Task –
Examine each line of the data. Copy those that contain the string "would".

==== The data

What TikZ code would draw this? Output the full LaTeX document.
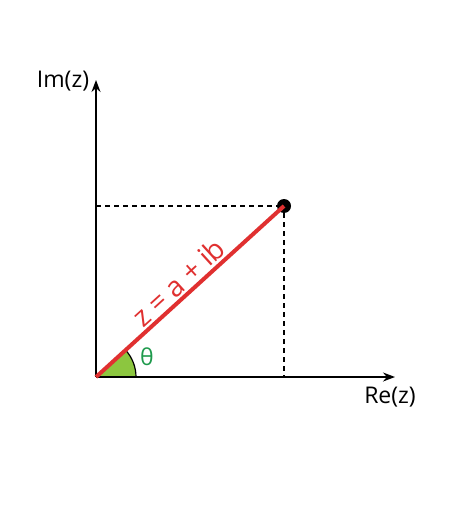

========
==== The data

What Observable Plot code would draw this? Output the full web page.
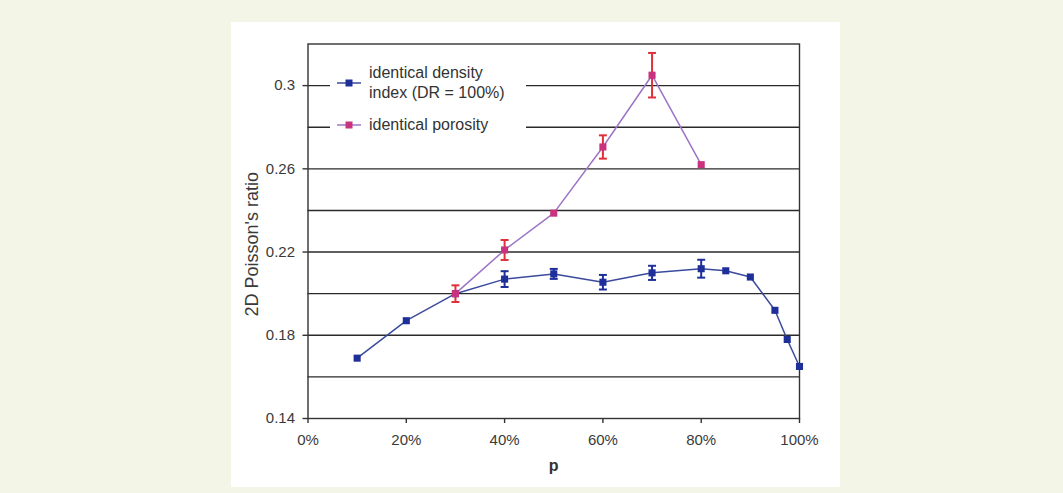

========
==== The data

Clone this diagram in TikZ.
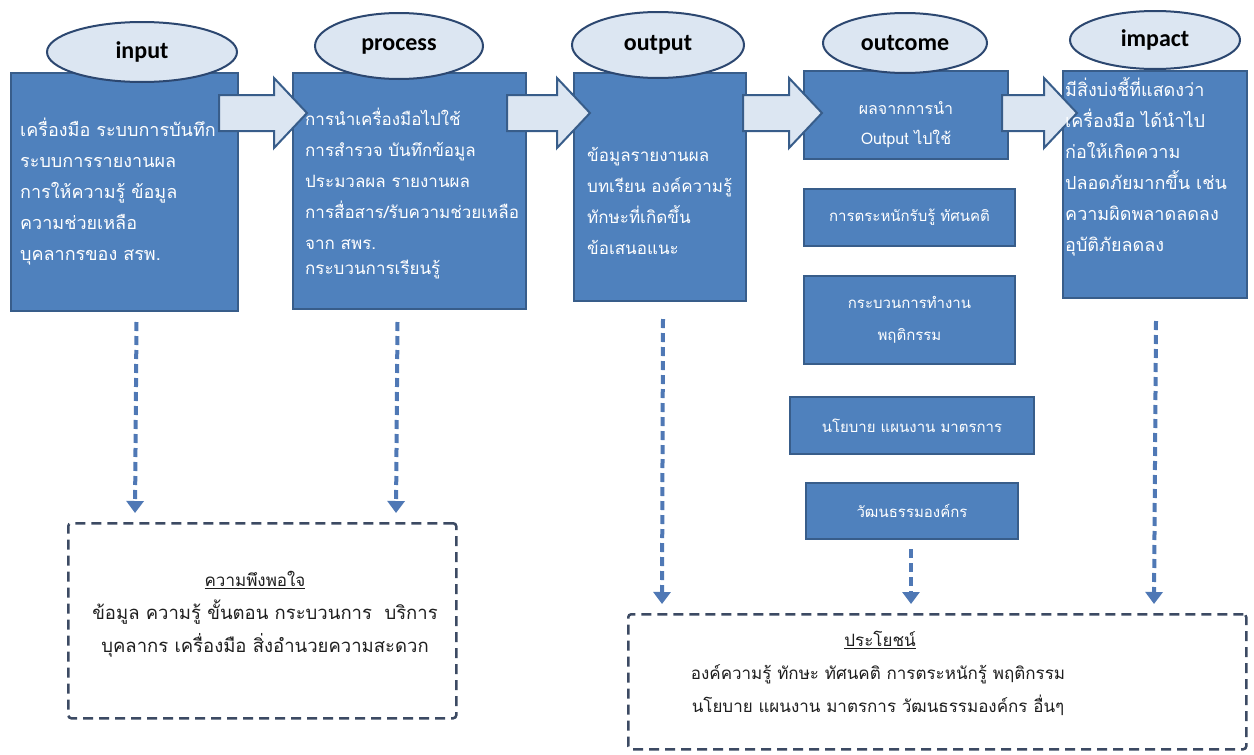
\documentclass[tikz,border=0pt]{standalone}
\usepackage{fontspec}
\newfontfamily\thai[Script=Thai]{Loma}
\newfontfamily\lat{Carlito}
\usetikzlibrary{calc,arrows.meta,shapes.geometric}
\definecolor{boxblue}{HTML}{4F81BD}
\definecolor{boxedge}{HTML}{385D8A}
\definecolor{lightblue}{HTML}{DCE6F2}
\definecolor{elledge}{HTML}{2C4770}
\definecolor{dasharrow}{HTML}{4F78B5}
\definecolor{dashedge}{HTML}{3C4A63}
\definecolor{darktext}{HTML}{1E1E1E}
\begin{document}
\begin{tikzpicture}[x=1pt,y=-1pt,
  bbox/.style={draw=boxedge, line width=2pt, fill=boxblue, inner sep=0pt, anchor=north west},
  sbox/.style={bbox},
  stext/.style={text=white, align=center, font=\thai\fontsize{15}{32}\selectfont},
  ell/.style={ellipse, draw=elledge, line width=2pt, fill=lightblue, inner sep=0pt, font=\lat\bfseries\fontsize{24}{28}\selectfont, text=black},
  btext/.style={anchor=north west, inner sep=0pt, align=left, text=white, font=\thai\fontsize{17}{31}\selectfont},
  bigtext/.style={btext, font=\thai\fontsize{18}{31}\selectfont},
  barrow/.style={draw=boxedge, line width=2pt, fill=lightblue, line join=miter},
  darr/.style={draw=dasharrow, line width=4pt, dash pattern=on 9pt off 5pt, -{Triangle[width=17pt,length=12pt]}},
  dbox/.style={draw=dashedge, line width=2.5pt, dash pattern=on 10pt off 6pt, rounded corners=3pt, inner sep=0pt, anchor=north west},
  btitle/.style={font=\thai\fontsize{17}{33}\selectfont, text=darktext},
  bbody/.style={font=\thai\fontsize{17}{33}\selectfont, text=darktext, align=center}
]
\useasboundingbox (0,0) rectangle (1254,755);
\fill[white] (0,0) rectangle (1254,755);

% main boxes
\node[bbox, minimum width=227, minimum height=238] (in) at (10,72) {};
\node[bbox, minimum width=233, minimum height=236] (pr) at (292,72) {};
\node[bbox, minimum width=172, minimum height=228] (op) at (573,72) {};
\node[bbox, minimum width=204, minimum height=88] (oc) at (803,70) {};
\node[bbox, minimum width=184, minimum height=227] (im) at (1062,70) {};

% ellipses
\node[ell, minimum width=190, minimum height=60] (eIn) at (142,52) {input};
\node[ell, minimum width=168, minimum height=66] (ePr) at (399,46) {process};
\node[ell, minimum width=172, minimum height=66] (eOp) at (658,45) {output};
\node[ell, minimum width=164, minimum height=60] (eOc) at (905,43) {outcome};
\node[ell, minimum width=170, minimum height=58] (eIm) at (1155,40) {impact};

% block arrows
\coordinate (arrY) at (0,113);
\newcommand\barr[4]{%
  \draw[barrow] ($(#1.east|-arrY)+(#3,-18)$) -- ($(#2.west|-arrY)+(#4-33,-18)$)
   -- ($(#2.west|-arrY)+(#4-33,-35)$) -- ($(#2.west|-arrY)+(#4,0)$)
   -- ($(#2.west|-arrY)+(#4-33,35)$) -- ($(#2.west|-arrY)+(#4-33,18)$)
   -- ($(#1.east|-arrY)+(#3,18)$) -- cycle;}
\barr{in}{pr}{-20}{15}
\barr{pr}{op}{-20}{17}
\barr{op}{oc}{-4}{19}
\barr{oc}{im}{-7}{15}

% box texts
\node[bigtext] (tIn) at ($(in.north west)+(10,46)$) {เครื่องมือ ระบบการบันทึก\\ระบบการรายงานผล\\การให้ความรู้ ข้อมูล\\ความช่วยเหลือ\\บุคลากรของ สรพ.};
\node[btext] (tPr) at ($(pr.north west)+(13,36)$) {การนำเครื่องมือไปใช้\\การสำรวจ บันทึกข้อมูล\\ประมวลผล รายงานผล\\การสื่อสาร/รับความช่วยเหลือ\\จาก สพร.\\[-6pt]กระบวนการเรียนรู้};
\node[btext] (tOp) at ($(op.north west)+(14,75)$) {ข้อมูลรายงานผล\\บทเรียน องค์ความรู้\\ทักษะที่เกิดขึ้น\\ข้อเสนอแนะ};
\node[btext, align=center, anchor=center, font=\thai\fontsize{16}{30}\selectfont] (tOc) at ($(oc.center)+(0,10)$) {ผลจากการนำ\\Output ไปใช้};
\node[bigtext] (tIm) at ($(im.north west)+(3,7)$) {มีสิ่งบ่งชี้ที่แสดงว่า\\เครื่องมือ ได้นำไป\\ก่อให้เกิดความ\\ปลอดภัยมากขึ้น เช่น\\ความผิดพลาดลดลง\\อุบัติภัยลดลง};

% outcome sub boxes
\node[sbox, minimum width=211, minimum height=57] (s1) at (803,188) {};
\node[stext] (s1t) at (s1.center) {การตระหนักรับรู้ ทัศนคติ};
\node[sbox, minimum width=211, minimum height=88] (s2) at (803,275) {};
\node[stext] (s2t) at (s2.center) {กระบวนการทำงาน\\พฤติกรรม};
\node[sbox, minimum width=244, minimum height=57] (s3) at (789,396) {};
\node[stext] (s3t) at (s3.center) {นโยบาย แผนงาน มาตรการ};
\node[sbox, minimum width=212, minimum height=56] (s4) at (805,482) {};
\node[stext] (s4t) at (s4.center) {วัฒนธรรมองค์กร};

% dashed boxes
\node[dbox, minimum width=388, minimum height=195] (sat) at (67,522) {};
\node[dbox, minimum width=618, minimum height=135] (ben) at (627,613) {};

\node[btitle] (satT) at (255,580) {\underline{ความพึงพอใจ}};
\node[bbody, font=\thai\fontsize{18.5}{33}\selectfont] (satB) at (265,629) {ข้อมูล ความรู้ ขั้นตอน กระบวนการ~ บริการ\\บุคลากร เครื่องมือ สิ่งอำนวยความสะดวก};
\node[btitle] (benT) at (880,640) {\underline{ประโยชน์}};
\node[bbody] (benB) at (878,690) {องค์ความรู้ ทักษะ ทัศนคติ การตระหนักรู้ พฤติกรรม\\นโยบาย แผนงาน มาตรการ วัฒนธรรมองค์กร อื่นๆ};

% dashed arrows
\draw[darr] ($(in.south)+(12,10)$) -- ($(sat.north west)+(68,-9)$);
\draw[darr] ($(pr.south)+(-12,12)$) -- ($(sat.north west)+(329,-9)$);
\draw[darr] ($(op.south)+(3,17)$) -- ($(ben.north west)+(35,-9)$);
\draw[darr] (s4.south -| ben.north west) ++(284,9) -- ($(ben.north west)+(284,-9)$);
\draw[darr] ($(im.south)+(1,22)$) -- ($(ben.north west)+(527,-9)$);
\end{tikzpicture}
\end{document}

========

Problem solution –
What TikZ code would draw this? Output the full LaTeX document.
What Observable Plot code would draw this? Output the full web page.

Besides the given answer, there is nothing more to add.